The exercise:
Retype word for word the first line of the listing and each line after it up to the line with "const chart = echarts.init(document.getElementById('chart'))", with the pictures taken out.

Recorded information:
= = =

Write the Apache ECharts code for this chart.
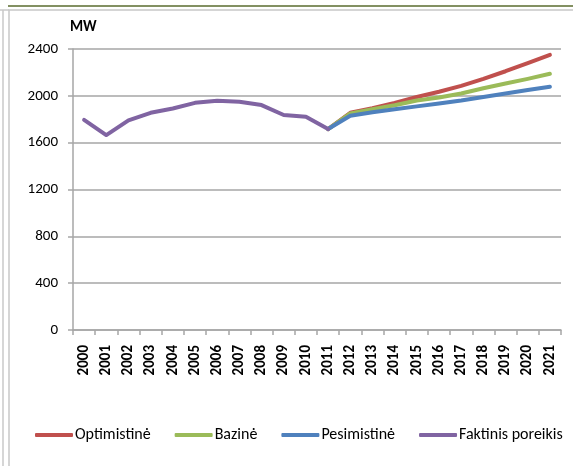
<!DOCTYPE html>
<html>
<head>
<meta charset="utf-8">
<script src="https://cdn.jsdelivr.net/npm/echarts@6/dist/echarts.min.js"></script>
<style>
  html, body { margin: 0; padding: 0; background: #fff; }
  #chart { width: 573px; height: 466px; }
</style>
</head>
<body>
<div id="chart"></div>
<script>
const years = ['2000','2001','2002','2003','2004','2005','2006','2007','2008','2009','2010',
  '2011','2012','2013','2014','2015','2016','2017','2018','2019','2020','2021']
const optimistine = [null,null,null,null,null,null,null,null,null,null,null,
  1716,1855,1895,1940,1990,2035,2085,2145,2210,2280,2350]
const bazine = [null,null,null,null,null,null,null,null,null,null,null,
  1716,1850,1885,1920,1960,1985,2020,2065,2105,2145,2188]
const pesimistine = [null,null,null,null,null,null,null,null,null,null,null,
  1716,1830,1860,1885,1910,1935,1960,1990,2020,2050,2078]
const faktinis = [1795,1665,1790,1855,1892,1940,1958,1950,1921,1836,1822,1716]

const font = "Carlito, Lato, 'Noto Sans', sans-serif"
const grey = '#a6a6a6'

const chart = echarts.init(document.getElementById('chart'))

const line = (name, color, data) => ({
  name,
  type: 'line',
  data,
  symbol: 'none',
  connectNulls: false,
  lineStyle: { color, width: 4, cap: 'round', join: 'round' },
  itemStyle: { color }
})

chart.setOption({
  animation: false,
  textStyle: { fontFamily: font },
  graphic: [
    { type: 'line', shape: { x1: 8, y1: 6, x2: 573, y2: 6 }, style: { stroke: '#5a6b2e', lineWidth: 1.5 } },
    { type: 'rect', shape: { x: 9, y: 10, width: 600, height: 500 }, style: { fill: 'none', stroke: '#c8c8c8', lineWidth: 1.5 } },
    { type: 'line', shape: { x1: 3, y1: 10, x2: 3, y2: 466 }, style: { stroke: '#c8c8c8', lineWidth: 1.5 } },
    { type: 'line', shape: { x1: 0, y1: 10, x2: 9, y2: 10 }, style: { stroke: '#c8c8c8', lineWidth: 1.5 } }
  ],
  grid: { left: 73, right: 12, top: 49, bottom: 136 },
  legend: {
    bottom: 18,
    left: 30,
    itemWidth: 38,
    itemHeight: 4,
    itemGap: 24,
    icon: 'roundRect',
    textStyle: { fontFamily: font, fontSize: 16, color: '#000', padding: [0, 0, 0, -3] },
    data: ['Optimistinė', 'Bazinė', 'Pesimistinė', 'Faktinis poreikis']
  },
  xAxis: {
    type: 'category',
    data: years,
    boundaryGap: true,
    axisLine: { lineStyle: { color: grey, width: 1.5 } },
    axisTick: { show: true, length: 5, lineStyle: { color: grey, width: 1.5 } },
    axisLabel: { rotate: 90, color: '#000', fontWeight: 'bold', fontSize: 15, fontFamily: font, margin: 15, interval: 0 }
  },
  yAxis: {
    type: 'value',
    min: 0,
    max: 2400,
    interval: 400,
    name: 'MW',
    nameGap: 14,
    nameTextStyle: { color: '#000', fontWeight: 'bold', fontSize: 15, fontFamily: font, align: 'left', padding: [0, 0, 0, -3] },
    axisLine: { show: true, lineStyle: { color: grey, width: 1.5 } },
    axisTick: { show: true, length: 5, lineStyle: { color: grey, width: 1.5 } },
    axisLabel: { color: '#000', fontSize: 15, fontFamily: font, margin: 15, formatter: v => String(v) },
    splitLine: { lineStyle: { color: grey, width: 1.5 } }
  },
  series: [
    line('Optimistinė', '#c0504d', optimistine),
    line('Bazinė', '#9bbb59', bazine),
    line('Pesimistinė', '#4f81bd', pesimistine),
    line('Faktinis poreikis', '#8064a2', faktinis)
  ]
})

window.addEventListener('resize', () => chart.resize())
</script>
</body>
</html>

= = =

Problem solution:
Write the Apache ECharts code for this chart.
<!DOCTYPE html>
<html>
<head>
<meta charset="utf-8">
<script src="https://cdn.jsdelivr.net/npm/echarts@6/dist/echarts.min.js"></script>
<style>
  html, body { margin: 0; padding: 0; background: #fff; }
  #chart { width: 573px; height: 466px; }
</style>
</head>
<body>
<div id="chart"></div>
<script>
const years = ['2000','2001','2002','2003','2004','2005','2006','2007','2008','2009','2010',
  '2011','2012','2013','2014','2015','2016','2017','2018','2019','2020','2021']
const optimistine = [null,null,null,null,null,null,null,null,null,null,null,
  1716,1855,1895,1940,1990,2035,2085,2145,2210,2280,2350]
const bazine = [null,null,null,null,null,null,null,null,null,null,null,
  1716,1850,1885,1920,1960,1985,2020,2065,2105,2145,2188]
const pesimistine = [null,null,null,null,null,null,null,null,null,null,null,
  1716,1830,1860,1885,1910,1935,1960,1990,2020,2050,2078]
const faktinis = [1795,1665,1790,1855,1892,1940,1958,1950,1921,1836,1822,1716]

const font = "Carlito, Lato, 'Noto Sans', sans-serif"
const grey = '#a6a6a6'

const chart = echarts.init(document.getElementById('chart'))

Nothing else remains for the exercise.